◆ **Your objective**: Give the material once more, word for word, without any images.

━━━━━ Input for this task

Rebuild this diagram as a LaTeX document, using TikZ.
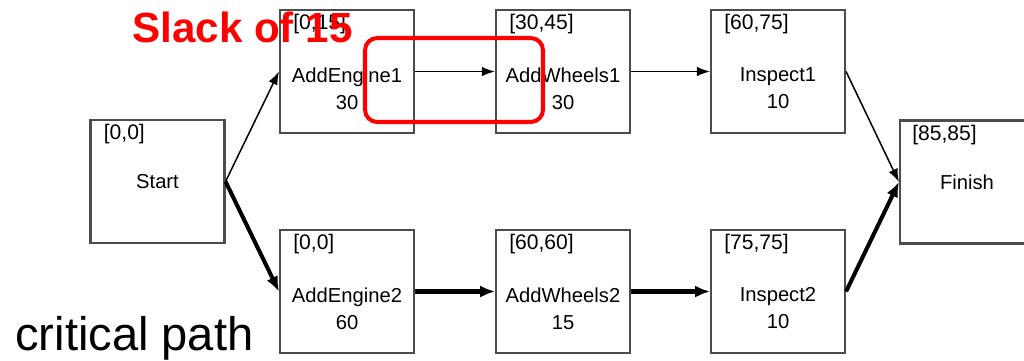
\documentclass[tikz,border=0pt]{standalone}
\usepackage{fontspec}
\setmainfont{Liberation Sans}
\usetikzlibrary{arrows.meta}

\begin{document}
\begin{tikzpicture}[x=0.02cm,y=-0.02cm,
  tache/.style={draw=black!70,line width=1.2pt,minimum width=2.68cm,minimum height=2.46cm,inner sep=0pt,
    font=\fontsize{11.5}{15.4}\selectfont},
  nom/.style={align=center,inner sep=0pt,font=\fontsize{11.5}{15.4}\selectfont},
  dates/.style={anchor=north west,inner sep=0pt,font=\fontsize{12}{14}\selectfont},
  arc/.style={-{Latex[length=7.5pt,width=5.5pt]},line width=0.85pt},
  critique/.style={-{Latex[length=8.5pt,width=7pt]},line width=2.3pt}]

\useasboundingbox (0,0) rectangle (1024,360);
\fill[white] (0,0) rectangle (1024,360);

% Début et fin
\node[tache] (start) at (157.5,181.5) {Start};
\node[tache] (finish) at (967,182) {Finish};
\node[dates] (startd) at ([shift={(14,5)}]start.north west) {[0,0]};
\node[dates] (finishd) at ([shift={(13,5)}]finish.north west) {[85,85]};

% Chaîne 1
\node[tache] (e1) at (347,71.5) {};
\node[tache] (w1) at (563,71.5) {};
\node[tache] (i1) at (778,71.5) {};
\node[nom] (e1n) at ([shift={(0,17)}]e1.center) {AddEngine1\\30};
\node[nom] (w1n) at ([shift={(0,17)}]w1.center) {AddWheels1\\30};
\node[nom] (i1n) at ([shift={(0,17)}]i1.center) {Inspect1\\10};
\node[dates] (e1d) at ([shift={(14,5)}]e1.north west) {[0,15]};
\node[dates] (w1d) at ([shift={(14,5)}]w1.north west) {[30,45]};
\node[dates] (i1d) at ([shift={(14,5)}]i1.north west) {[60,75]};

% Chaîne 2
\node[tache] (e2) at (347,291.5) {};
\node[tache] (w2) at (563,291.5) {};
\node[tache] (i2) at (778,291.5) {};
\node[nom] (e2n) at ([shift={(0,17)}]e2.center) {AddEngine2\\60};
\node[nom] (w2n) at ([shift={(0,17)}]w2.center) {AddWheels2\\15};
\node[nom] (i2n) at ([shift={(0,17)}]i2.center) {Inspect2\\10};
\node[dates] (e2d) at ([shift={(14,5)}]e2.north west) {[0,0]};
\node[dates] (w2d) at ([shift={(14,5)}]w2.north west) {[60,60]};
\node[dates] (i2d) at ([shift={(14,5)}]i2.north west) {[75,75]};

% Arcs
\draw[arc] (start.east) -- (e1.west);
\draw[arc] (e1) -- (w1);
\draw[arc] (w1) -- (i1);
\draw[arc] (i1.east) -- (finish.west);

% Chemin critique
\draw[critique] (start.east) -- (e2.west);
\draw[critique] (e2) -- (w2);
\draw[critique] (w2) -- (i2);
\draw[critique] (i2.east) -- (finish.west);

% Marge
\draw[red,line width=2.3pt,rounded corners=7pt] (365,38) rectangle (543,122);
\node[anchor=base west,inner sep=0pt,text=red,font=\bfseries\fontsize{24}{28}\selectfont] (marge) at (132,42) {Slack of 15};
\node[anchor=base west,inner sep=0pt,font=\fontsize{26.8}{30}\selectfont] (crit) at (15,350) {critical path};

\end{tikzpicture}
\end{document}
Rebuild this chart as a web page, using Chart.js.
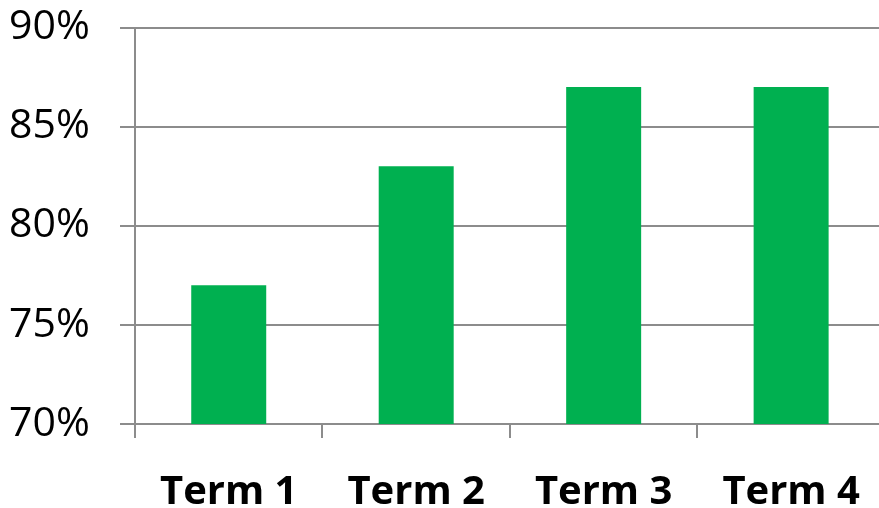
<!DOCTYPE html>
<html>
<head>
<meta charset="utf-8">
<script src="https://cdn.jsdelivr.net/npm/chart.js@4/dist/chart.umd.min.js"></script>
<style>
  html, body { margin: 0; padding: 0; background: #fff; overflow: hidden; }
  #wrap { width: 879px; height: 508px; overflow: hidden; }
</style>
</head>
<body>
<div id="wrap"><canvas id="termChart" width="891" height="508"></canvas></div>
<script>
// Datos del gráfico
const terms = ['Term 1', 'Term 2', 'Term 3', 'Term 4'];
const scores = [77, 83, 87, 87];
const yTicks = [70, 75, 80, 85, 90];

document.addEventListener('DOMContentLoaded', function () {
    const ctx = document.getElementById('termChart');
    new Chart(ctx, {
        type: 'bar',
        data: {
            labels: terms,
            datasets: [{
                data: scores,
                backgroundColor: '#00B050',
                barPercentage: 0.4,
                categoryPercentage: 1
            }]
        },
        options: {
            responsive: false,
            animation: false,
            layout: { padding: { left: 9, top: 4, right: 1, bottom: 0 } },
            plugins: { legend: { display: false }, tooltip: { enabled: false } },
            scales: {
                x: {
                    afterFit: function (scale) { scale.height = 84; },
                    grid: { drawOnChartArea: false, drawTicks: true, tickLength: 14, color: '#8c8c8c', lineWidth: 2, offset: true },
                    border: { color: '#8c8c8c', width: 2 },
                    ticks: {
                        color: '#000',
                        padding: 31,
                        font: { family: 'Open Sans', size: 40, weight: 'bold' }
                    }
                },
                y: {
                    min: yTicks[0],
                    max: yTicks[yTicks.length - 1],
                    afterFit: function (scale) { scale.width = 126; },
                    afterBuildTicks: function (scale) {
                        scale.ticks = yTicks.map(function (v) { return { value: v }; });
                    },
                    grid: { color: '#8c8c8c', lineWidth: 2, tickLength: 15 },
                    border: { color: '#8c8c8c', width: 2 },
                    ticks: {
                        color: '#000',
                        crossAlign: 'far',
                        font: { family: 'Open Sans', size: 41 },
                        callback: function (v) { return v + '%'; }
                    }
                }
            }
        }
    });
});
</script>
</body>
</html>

━━━━━━━━━━

◆ **Result below**:
Rebuild this diagram as a LaTeX document, using TikZ.
\documentclass[tikz,border=0pt]{standalone}
\usepackage{fontspec}
\setmainfont{Liberation Sans}
\usetikzlibrary{arrows.meta}

\begin{document}
\begin{tikzpicture}[x=0.02cm,y=-0.02cm,
  tache/.style={draw=black!70,line width=1.2pt,minimum width=2.68cm,minimum height=2.46cm,inner sep=0pt,
    font=\fontsize{11.5}{15.4}\selectfont},
  nom/.style={align=center,inner sep=0pt,font=\fontsize{11.5}{15.4}\selectfont},
  dates/.style={anchor=north west,inner sep=0pt,font=\fontsize{12}{14}\selectfont},
  arc/.style={-{Latex[length=7.5pt,width=5.5pt]},line width=0.85pt},
  critique/.style={-{Latex[length=8.5pt,width=7pt]},line width=2.3pt}]

\useasboundingbox (0,0) rectangle (1024,360);
\fill[white] (0,0) rectangle (1024,360);

% Début et fin
\node[tache] (start) at (157.5,181.5) {Start};
\node[tache] (finish) at (967,182) {Finish};
\node[dates] (startd) at ([shift={(14,5)}]start.north west) {[0,0]};
\node[dates] (finishd) at ([shift={(13,5)}]finish.north west) {[85,85]};

% Chaîne 1
\node[tache] (e1) at (347,71.5) {};
\node[tache] (w1) at (563,71.5) {};
\node[tache] (i1) at (778,71.5) {};
\node[nom] (e1n) at ([shift={(0,17)}]e1.center) {AddEngine1\\30};
\node[nom] (w1n) at ([shift={(0,17)}]w1.center) {AddWheels1\\30};
\node[nom] (i1n) at ([shift={(0,17)}]i1.center) {Inspect1\\10};
\node[dates] (e1d) at ([shift={(14,5)}]e1.north west) {[0,15]};
\node[dates] (w1d) at ([shift={(14,5)}]w1.north west) {[30,45]};
\node[dates] (i1d) at ([shift={(14,5)}]i1.north west) {[60,75]};

% Chaîne 2
\node[tache] (e2) at (347,291.5) {};
\node[tache] (w2) at (563,291.5) {};
\node[tache] (i2) at (778,291.5) {};
\node[nom] (e2n) at ([shift={(0,17)}]e2.center) {AddEngine2\\60};
\node[nom] (w2n) at ([shift={(0,17)}]w2.center) {AddWheels2\\15};
\node[nom] (i2n) at ([shift={(0,17)}]i2.center) {Inspect2\\10};
\node[dates] (e2d) at ([shift={(14,5)}]e2.north west) {[0,0]};
\node[dates] (w2d) at ([shift={(14,5)}]w2.north west) {[60,60]};
\node[dates] (i2d) at ([shift={(14,5)}]i2.north west) {[75,75]};

% Arcs
\draw[arc] (start.east) -- (e1.west);
\draw[arc] (e1) -- (w1);
\draw[arc] (w1) -- (i1);
\draw[arc] (i1.east) -- (finish.west);

% Chemin critique
\draw[critique] (start.east) -- (e2.west);
\draw[critique] (e2) -- (w2);
\draw[critique] (w2) -- (i2);
\draw[critique] (i2.east) -- (finish.west);

% Marge
\draw[red,line width=2.3pt,rounded corners=7pt] (365,38) rectangle (543,122);
\node[anchor=base west,inner sep=0pt,text=red,font=\bfseries\fontsize{24}{28}\selectfont] (marge) at (132,42) {Slack of 15};
\node[anchor=base west,inner sep=0pt,font=\fontsize{26.8}{30}\selectfont] (crit) at (15,350) {critical path};

\end{tikzpicture}
\end{document}
Rebuild this chart as a web page, using Chart.js.
<!DOCTYPE html>
<html>
<head>
<meta charset="utf-8">
<script src="https://cdn.jsdelivr.net/npm/chart.js@4/dist/chart.umd.min.js"></script>
<style>
  html, body { margin: 0; padding: 0; background: #fff; overflow: hidden; }
  #wrap { width: 879px; height: 508px; overflow: hidden; }
</style>
</head>
<body>
<div id="wrap"><canvas id="termChart" width="891" height="508"></canvas></div>
<script>
// Datos del gráfico
const terms = ['Term 1', 'Term 2', 'Term 3', 'Term 4'];
const scores = [77, 83, 87, 87];
const yTicks = [70, 75, 80, 85, 90];

document.addEventListener('DOMContentLoaded', function () {
    const ctx = document.getElementById('termChart');
    new Chart(ctx, {
        type: 'bar',
        data: {
            labels: terms,
            datasets: [{
                data: scores,
                backgroundColor: '#00B050',
                barPercentage: 0.4,
                categoryPercentage: 1
            }]
        },
        options: {
            responsive: false,
            animation: false,
            layout: { padding: { left: 9, top: 4, right: 1, bottom: 0 } },
            plugins: { legend: { display: false }, tooltip: { enabled: false } },
            scales: {
                x: {
                    afterFit: function (scale) { scale.height = 84; },
                    grid: { drawOnChartArea: false, drawTicks: true, tickLength: 14, color: '#8c8c8c', lineWidth: 2, offset: true },
                    border: { color: '#8c8c8c', width: 2 },
                    ticks: {
                        color: '#000',
                        padding: 31,
                        font: { family: 'Open Sans', size: 40, weight: 'bold' }
                    }
                },
                y: {
                    min: yTicks[0],
                    max: yTicks[yTicks.length - 1],
                    afterFit: function (scale) { scale.width = 126; },
                    afterBuildTicks: function (scale) {
                        scale.ticks = yTicks.map(function (v) { return { value: v }; });
                    },
                    grid: { color: '#8c8c8c', lineWidth: 2, tickLength: 15 },
                    border: { color: '#8c8c8c', width: 2 },
                    ticks: {
                        color: '#000',
                        crossAlign: 'far',
                        font: { family: 'Open Sans', size: 41 },
                        callback: function (v) { return v + '%'; }
                    }
                }
            }
        }
    });
});
</script>
</body>
</html>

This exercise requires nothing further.